_Records with drawing code_
>>>
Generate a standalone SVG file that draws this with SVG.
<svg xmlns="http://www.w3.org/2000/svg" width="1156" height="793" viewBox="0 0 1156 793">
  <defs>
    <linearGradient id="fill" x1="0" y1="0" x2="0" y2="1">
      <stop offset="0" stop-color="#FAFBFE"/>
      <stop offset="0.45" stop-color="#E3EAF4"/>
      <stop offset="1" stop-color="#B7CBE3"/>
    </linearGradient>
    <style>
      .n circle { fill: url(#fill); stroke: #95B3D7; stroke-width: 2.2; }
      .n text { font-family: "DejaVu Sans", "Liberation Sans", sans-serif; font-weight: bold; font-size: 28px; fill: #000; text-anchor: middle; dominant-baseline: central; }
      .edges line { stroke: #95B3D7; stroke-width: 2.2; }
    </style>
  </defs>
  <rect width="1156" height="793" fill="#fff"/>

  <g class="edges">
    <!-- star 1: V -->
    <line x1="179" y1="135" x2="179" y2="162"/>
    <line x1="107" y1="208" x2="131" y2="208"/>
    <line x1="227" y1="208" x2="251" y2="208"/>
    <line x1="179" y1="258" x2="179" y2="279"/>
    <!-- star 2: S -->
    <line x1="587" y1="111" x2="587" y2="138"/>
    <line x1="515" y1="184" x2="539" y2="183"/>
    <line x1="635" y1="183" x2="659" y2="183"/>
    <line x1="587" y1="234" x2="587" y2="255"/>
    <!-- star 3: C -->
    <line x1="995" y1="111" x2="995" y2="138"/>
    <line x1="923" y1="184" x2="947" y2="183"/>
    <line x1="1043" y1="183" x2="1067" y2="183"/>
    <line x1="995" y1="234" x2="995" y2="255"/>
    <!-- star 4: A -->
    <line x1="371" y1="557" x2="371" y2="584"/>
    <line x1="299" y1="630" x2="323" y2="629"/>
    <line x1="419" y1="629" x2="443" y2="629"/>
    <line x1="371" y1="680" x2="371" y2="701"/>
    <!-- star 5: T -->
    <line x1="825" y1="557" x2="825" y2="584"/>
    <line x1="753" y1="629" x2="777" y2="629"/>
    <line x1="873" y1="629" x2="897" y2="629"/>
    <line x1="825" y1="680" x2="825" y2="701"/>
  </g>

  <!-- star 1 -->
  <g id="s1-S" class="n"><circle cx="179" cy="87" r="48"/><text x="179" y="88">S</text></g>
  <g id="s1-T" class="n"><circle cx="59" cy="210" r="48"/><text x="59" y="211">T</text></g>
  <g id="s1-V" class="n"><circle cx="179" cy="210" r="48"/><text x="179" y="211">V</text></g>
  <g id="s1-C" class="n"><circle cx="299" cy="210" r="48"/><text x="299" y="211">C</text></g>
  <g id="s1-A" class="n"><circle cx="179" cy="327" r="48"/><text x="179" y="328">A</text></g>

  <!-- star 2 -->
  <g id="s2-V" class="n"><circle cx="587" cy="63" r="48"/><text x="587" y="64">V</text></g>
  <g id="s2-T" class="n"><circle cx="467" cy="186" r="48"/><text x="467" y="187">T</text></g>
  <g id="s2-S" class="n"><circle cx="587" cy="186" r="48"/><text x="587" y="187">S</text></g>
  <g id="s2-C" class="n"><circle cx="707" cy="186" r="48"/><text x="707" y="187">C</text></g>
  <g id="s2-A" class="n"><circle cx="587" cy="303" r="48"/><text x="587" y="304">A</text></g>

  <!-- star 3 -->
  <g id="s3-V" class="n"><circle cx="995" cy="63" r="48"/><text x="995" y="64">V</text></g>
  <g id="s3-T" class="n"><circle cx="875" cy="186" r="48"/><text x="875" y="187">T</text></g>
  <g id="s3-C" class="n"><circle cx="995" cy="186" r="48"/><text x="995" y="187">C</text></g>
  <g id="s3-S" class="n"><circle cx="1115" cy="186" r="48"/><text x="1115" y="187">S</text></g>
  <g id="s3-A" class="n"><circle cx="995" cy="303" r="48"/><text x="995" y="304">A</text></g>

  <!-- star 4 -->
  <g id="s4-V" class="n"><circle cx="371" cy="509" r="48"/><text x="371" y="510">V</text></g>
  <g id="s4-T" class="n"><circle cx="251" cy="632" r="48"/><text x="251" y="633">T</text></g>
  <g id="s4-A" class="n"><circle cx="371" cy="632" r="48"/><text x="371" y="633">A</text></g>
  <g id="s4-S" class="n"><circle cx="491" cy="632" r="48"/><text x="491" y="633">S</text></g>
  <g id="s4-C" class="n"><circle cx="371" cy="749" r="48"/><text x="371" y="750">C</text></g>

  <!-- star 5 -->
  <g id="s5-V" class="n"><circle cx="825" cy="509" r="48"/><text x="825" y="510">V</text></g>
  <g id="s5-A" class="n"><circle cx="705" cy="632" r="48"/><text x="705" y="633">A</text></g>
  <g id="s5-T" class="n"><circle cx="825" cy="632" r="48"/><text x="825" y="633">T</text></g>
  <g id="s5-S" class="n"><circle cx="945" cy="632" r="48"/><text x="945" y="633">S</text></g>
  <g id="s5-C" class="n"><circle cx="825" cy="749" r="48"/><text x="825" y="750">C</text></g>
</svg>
<<<
>>>
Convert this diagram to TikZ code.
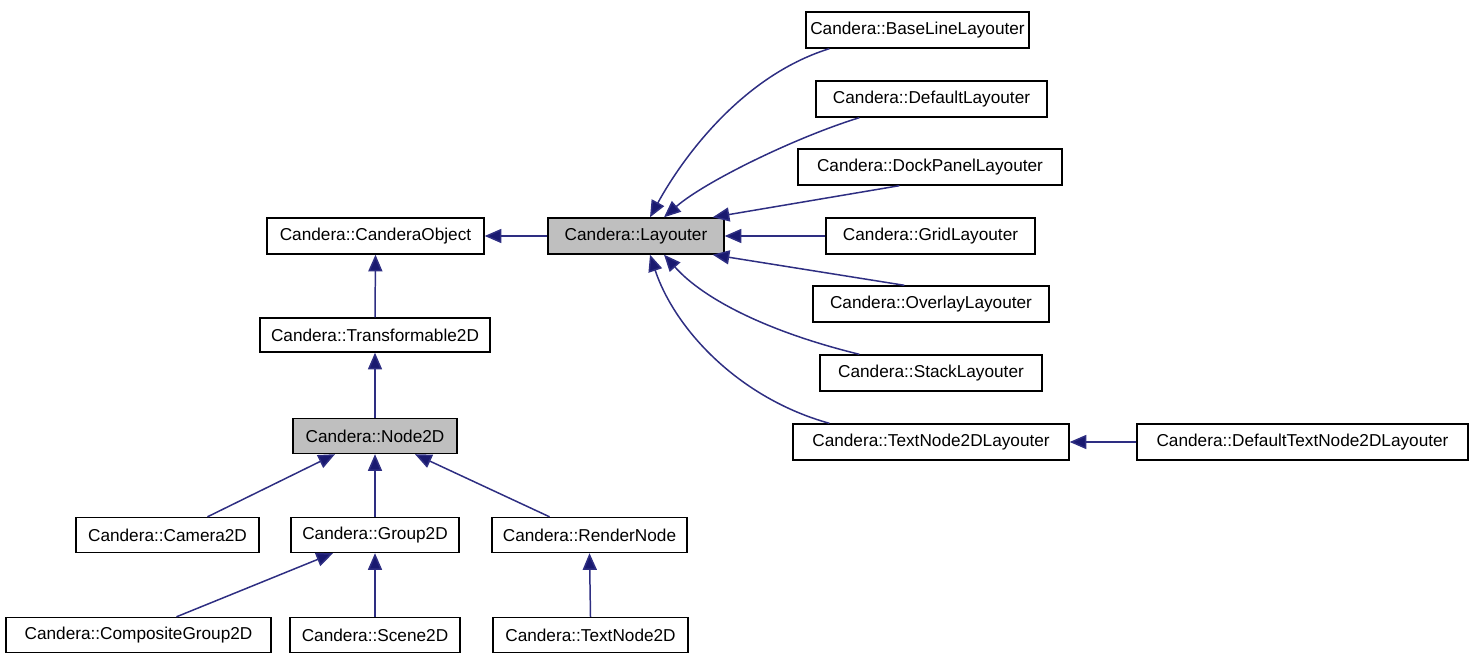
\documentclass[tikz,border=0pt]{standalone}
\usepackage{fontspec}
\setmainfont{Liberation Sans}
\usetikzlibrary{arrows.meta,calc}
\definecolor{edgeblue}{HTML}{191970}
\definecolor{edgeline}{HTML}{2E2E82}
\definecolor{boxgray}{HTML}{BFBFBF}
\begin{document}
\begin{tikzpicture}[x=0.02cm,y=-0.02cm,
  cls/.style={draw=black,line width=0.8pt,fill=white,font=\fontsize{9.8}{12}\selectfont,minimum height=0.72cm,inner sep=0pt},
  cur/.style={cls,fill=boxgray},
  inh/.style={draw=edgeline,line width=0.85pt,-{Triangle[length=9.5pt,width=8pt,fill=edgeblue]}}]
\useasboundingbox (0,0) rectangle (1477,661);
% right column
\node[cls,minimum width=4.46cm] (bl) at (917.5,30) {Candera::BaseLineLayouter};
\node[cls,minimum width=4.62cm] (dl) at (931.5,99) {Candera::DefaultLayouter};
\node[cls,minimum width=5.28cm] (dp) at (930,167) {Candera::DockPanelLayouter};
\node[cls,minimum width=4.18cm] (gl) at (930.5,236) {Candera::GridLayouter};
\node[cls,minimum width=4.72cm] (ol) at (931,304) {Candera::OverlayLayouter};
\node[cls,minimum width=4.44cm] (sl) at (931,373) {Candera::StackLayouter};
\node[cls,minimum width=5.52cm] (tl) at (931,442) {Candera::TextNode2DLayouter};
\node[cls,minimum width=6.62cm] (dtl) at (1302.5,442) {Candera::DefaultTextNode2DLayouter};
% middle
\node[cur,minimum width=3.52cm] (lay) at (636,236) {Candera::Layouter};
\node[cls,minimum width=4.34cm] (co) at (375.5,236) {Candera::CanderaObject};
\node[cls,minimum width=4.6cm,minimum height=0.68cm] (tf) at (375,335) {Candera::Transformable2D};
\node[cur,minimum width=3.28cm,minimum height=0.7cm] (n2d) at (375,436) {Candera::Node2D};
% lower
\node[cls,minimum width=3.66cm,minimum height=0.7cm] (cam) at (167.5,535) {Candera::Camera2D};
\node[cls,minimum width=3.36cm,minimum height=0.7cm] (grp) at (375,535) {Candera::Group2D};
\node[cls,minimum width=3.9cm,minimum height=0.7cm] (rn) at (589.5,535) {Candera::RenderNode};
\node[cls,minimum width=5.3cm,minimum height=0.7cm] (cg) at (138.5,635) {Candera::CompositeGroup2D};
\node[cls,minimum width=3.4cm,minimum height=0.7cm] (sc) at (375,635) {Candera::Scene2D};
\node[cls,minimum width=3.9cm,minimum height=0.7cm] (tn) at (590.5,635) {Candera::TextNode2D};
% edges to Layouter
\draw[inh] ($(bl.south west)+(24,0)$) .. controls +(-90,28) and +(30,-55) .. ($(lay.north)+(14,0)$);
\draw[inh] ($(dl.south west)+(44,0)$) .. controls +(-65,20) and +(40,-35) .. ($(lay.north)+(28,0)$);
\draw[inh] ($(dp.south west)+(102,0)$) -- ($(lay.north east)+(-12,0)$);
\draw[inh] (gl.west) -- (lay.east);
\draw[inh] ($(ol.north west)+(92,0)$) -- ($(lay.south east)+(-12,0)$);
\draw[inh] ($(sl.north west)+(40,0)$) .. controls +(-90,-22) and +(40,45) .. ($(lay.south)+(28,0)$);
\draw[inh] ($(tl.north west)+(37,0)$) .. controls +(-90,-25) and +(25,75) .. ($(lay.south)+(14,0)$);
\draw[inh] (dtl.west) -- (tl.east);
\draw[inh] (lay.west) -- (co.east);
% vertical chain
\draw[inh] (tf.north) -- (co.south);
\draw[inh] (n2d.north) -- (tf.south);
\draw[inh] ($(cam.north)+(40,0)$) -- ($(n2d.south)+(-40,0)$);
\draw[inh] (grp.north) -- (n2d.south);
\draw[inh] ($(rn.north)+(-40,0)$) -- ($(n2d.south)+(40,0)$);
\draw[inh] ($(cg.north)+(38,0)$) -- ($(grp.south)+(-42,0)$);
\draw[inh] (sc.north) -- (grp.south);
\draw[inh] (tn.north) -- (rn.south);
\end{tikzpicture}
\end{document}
<<<
_THE EXERCISE_
Scan the lines above for "standalone", then copy every one that has it.

_FINAL ANSWER_
Generate a standalone SVG file that draws this with SVG.
\documentclass[tikz,border=0pt]{standalone}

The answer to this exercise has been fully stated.